Instructions to follow
Go through the listing and set it down exactly, leaving out its pictures.

Material
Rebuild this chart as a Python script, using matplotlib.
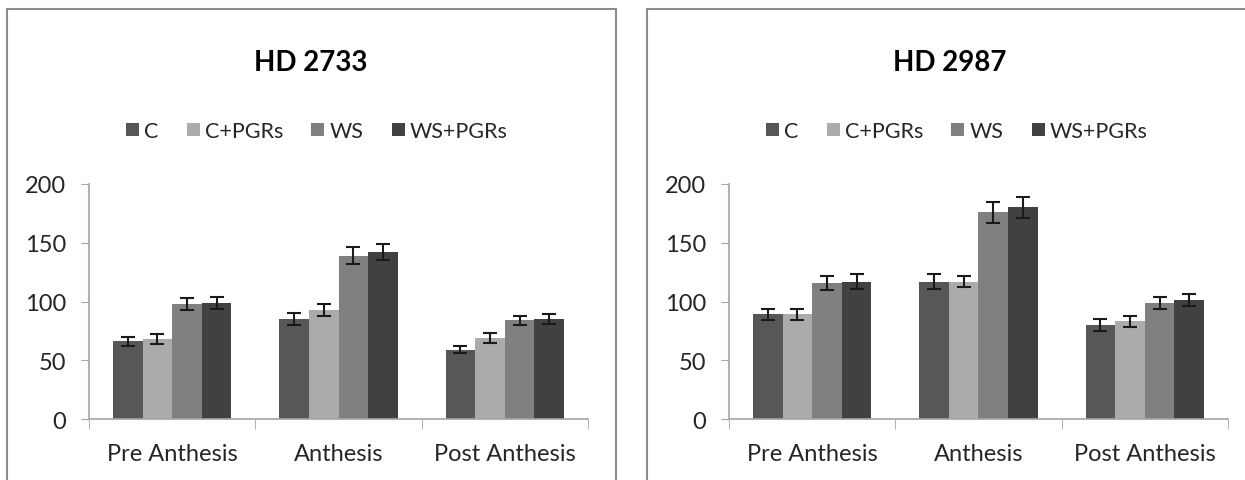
import numpy as np
import matplotlib.pyplot as plt
from matplotlib.patches import Rectangle

stages = ["Pre Anthesis", "Anthesis", "Post Anthesis"]
treatments = ["C", "C+PGRs", "WS", "WS+PGRs"]
colors = ["#575757", "#ababab", "#808080", "#414141"]

# values per treatment across stages
hd2733 = [[66, 85, 59], [68, 93, 69], [98, 139, 84], [99, 142, 85]]
hd2733_err = [[4, 5, 3], [4, 5, 4], [5, 7, 4], [5, 7, 4]]
hd2987 = [[89, 117, 80], [89, 117, 83], [116, 176, 99], [117, 180, 101]]
hd2987_err = [[5, 6, 5], [5, 5, 5], [6, 9, 5], [6, 9, 5]]

plt.rcParams['font.family'] = ['Lato', 'DejaVu Sans']

fig = plt.figure(figsize=(12.45, 4.81), dpi=100)

# panel frames
W, H = 1245, 481
for x0, x1 in [(7, 616), (647, 1252)]:
    fig.patches.append(Rectangle((x0 / W, -0.01), (x1 - x0) / W, 1.01 - 10 / H,
                                 transform=fig.transFigure, fill=False,
                                 edgecolor="#8c8c8c", linewidth=1.5))


def panel(rect, title, vals, errs, cx, lx):
    ax = fig.add_axes(rect)
    x = np.arange(len(stages))
    w = 0.178
    for i, (v, e) in enumerate(zip(vals, errs)):
        ax.bar(x + (i - 1.5) * w, v, w, color=colors[i], label=treatments[i],
               yerr=e, capsize=5, error_kw=dict(ecolor="#1a1a1a", elinewidth=1.5, capthick=1.5))
    ax.set_xlim(-0.5, 2.5)
    ax.set_ylim(0, 200)
    ax.set_yticks([0, 50, 100, 150, 200])
    ax.set_xticks(x)
    ax.set_xticklabels(stages)
    ax.set_xticks([-0.5, 0.5, 1.5, 2.5], minor=True)
    ax.tick_params(axis='x', which='major', length=0, pad=17, labelsize=17, colors="#262626")
    ax.tick_params(axis='x', which='minor', length=7, color="#b0a098", direction='out')
    ax.tick_params(axis='y', length=5.5, color="#b0a098", labelsize=17, pad=11, labelcolor="#262626")
    for s in ["top", "right"]:
        ax.spines[s].set_visible(False)
    for s in ["left", "bottom"]:
        ax.spines[s].set_color("#b0a098")
        ax.spines[s].set_linewidth(1.2)
    fig.text(cx, 0.869, title, ha="center", va="center", fontsize=20, fontweight="bold")
    fig.legend(*ax.get_legend_handles_labels(), loc="center", bbox_to_anchor=(lx, 0.7256),
               ncol=4, frameon=False, fontsize=15.5, handlelength=0.6, handleheight=0.6,
               handletextpad=0.25, columnspacing=1.3, labelcolor="#262626")
    return ax


panel([0.0715, 0.1268, 0.4008, 0.4886], "HD 2733", hd2733, hd2733_err, 311 / W, 317 / W)
panel([0.5855, 0.1268, 0.4008, 0.4886], "HD 2987", hd2987, hd2987_err, 950 / W, 957 / W)

fig.savefig("out.png", dpi=100)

Written answer
Rebuild this chart as a Python script, using matplotlib.
import numpy as np
import matplotlib.pyplot as plt
from matplotlib.patches import Rectangle

stages = ["Pre Anthesis", "Anthesis", "Post Anthesis"]
treatments = ["C", "C+PGRs", "WS", "WS+PGRs"]
colors = ["#575757", "#ababab", "#808080", "#414141"]

# values per treatment across stages
hd2733 = [[66, 85, 59], [68, 93, 69], [98, 139, 84], [99, 142, 85]]
hd2733_err = [[4, 5, 3], [4, 5, 4], [5, 7, 4], [5, 7, 4]]
hd2987 = [[89, 117, 80], [89, 117, 83], [116, 176, 99], [117, 180, 101]]
hd2987_err = [[5, 6, 5], [5, 5, 5], [6, 9, 5], [6, 9, 5]]

plt.rcParams['font.family'] = ['Lato', 'DejaVu Sans']

fig = plt.figure(figsize=(12.45, 4.81), dpi=100)

# panel frames
W, H = 1245, 481
for x0, x1 in [(7, 616), (647, 1252)]:
    fig.patches.append(Rectangle((x0 / W, -0.01), (x1 - x0) / W, 1.01 - 10 / H,
                                 transform=fig.transFigure, fill=False,
                                 edgecolor="#8c8c8c", linewidth=1.5))


def panel(rect, title, vals, errs, cx, lx):
    ax = fig.add_axes(rect)
    x = np.arange(len(stages))
    w = 0.178
    for i, (v, e) in enumerate(zip(vals, errs)):
        ax.bar(x + (i - 1.5) * w, v, w, color=colors[i], label=treatments[i],
               yerr=e, capsize=5, error_kw=dict(ecolor="#1a1a1a", elinewidth=1.5, capthick=1.5))
    ax.set_xlim(-0.5, 2.5)
    ax.set_ylim(0, 200)
    ax.set_yticks([0, 50, 100, 150, 200])
    ax.set_xticks(x)
    ax.set_xticklabels(stages)
    ax.set_xticks([-0.5, 0.5, 1.5, 2.5], minor=True)
    ax.tick_params(axis='x', which='major', length=0, pad=17, labelsize=17, colors="#262626")
    ax.tick_params(axis='x', which='minor', length=7, color="#b0a098", direction='out')
    ax.tick_params(axis='y', length=5.5, color="#b0a098", labelsize=17, pad=11, labelcolor="#262626")
    for s in ["top", "right"]:
        ax.spines[s].set_visible(False)
    for s in ["left", "bottom"]:
        ax.spines[s].set_color("#b0a098")
        ax.spines[s].set_linewidth(1.2)
    fig.text(cx, 0.869, title, ha="center", va="center", fontsize=20, fontweight="bold")
    fig.legend(*ax.get_legend_handles_labels(), loc="center", bbox_to_anchor=(lx, 0.7256),
               ncol=4, frameon=False, fontsize=15.5, handlelength=0.6, handleheight=0.6,
               handletextpad=0.25, columnspacing=1.3, labelcolor="#262626")
    return ax


panel([0.0715, 0.1268, 0.4008, 0.4886], "HD 2733", hd2733, hd2733_err, 311 / W, 317 / W)
panel([0.5855, 0.1268, 0.4008, 0.4886], "HD 2987", hd2987, hd2987_err, 950 / W, 957 / W)

fig.savefig("out.png", dpi=100)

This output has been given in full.